Milieu rural et provinces du Sud: Les zones les plus impactées
La situation hydrique est encore plus critique dans les zones rurales et les régions du Sud. Le manque de précipitations induit une baisse croissante du niveau des eaux souterraines. Plusieurs douars et zones éloignées sont durement touchés par la sécheresse. Abdel Majid Benasser, militant associatif de la ville de Zagora, explique ce déficit critique par une gestion aveugle de l’approvisionnement en eau notamment dans les provinces du sud-est du Royaume au cours des dernières années. Soulignant que le sud-est de la région se classe sous le seuil de pauvreté en eau. Outre la ville de Zagoura, d’autres provinces sont également touchées de plein fouet par la sécheresse sans merci.
A cet effet, 706 camions-citernes ont été mobilisés pour approvisionner en eau potable près de deux millions d’habitants répartis sur 75 préfectures et provinces.
Agriculture pluviale en souffrance
Les précipitations pluviométriques se font de plus en plus rares. Chose qui se répercute directement sur le secteur agricole et impacte fortement les cultures pluviales (Bour).
Considérée comme un pilier de la sécurité alimentaire du milieu rural, cette culture est la plus répandue au Maroc. Néanmoins, elle est extrêmement vulnérable aux sécheresses et à la pénurie d’eau, comme le souligne Mohammed Jalil, expert en changement climatique.
« L’agriculture pluviale reste prédominante avec presque 80 à 85% de la surface agricole utile (SAU) contre 15 à 20% de l’agriculture irriguée. », a-t-il expliqué.
De son côté, La Banque mondiale relève que l’agriculture pluviale emploie la majorité des travailleurs agricoles.
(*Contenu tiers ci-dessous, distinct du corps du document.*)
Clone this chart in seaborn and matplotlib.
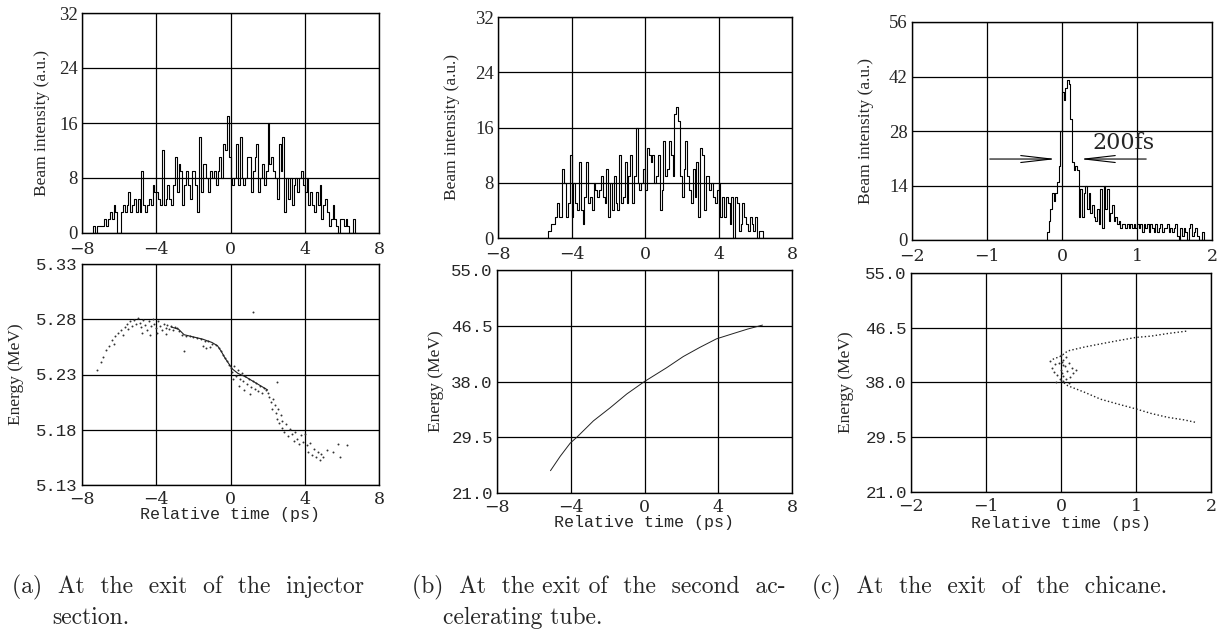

Elle cite à titre d’exemple « la filière oléicole qui représente la principale espèce fruitière cultivée au Maroc avec 65 % de la superficie arboricole nationale et assure plus de 51 millions de journées de travail par an, soit l’équivalent de 380 000 emplois permanents ». Voilà donc ce qui assène un coup dur aux habitants et agriculteurs et pourrait les plonger dans la précarité.
Dans ce sens, la Banque Mondiale estime que les changements induits par le climat sur l’agriculture pluviale pourraient entraîner l’exode rural de plus de 5% de la population marocaine, d’ici 2050.
Un système agricole défaillant
La situation hydrique du Maroc ne laisse personne indifférent. Mobilisé, le gouvernement a mis en place une batterie de mesures et de politiques pour faire face à la pénurie d’eau. Et les efforts ne cessent de se multiplier.
Toutefois, toute action restera vaine et n’atteindra jamais ses objectifs escomptés tant que la politique agricole adoptée reste « défaillante ». C’est d’ailleurs ce qui ressort du rapport de la Banque mondiale qui met l’accent sur la nécessité de revoir de fond en comble la politique agricole.
Compte tenu des changements climatiques, le modèle adopté devrait s’adapter aux exigences de la situation hydrique actuelle et se tourner vers des cultures moins consommatrices d’eau. A cet égard, Mohamed Benata, ingénieur agronome, docteur en géographie et président de l’Espace de solidarité et de coopération de l’Oriental (ESCO), dénonce un « des politiques défaillantes ».
«Le Maroc a institué des politiques publiques, surtout dans le domaine agricole, visant à la surexploitation des ressources hydriques souterraines pour l’encouragement de la production et l’exportation des cultures trop consommatrices d’eau. « , a-t-il affirmé.
Le scénario de la dernière saison des pluies était catastrophique et s’il devait se reproduire ce serait très alarmant pour le pays. Ainsi, les pouvoirs publics devront absolument adopter des choix de développement susceptibles de préserver les ressources en eau disponibles plutôt que de miser sur d’autres stratégies qui épuiseront davantage le peu de ressources restant.